Borderline
Former contender Antonio Escalante stages a quiet return to the top
Story and photos by Chris Cozzone
“When you’re at the top, everyone’s with you,” the words pop out of former No. 1 Contender Antonio Escalante like jabs on a double-end bag.
“But when you’re down, they’re gone.”
Losing the excess baggage – hangers-on – might not be a bad thing for the border battler who came so close to a title shot, so close to being the first world champion El Paso has ever had, that he could taste it.
This, he knows.
“I have to think for myself now,” he says.
It wasn’t that long ago that Escalante’s name was on the lips of every El Paso fight fan. Rated by all four alphabet soup bodies and promoted by Golden Boy, he was just waiting for the call that would say, “You want to fight for the, er . . . a world title, Tony?”
The call never came.
Instead, he got the call to fight a former world champ in a fight that the border had been screaming for since both pugs had turned pro. Drying out to 122 was no longer working, so fighting Daniel Ponce De Leon, who’d grown up in Chihuahua while Escalante is originally from Juarez, seemed to make sense, especially since it was a featherweight eliminator for one of the ABCs.
Unprepared, Escalante was slaughtered in three. Six months later, he started over against Alejandro Perez – only to suffer a shocking first round kayo, in what was supposed to be the climb back.
End of story for Escalante.
Or was it?
Dropped by Golden Boy, Escalante quietly returned to El Paso. Refusing to do anything but his way now, he began to creep back. On a low-key card in Las Cruces, N.M., Saturday night, promoted by Zeferino Entertainment and headlining heavyweight David Rodriguez, Escalante, 25-4, 16 KOs, will land what he hopes is his second comeback win when he takes on the unheralded Rynell Griffin, 6-6-1, 2 KOs.

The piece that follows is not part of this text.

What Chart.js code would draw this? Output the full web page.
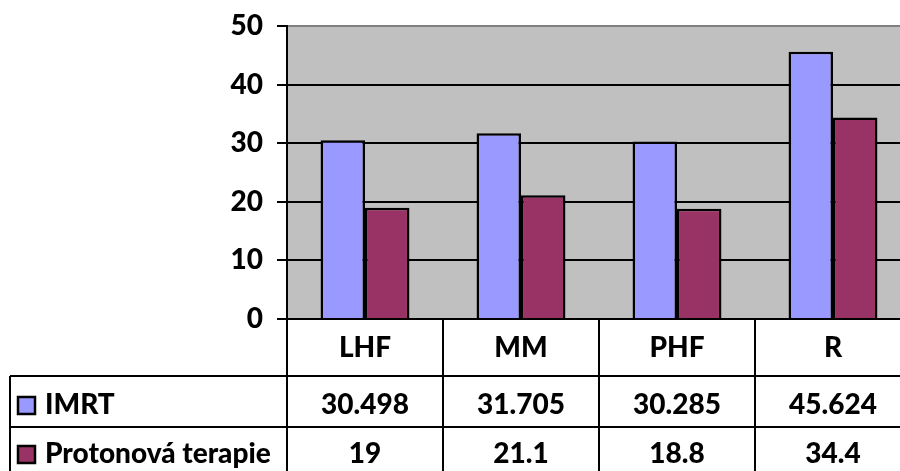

The first get-back bout was in September, when he obliterated Pipino Cuevas, Jr. in two minutes-and-change at the County Coliseum. Like Cuevas, who’d lost three straight bouts, Griffin is expected to check out early. The New Orleans fighter has dropped four straight.
Escalante shrugs, “I’m still in my comeback – this and the next fight. I really wasn’t sure who I was fighting until last week.”
Escalante doesn’t have much to say about his opponent – he really doesn’t know much about him other than he’s a southpaw, but he does know a loss will finish him, at this point.
Escalante says that he doesn’t really want to talk about everything that has happened, either, though he’ll have no problem telling you that he did not agree with the training regimen Ronnie Shields had him on in Houston, prior to Perez; that he’d been rushed into accepting the De Leon fight without proper time to drop weight; and that his trainer, Louie Burke, did his job, but that he was the one, not Burke, who doubled the gym work, weakening himself to the point of exhaustion before stepping into the ring.
“It’s a waste of time to tell everyone you talk to, the reasons, the excuses,” he says. “I’ve been behind people when they’re talking about me, saying, ‘He should just retire. He’s finished. He’s shot.’
“It’s an unforgiving sport and there can be unforgiving people. So I have to do this for myself now. I have to do it my way. I have to give it another chance.”
For Escalante, that means training at home in El Paso, running in the mountains and being surrounded by family and friends, with trainers he’s been with since his amateur days. It means fighting like Antonio Escalante – not trying to brawl just because the fans want to see a war, and not trying to be a cutesy stylist because a particular trainer thinks he should change.
“We’re here for a short time – this career is not forever,” says Escalante. “Do I think I can get there again? Yes, I can get there. I’m a strong guy. If I can’t make it, I’ll hang up the gloves and do something else. I’m aware of that.
“But I’m also aware of what needs to be done, and how. I’m thinking for myself now. And I’m comfortable.”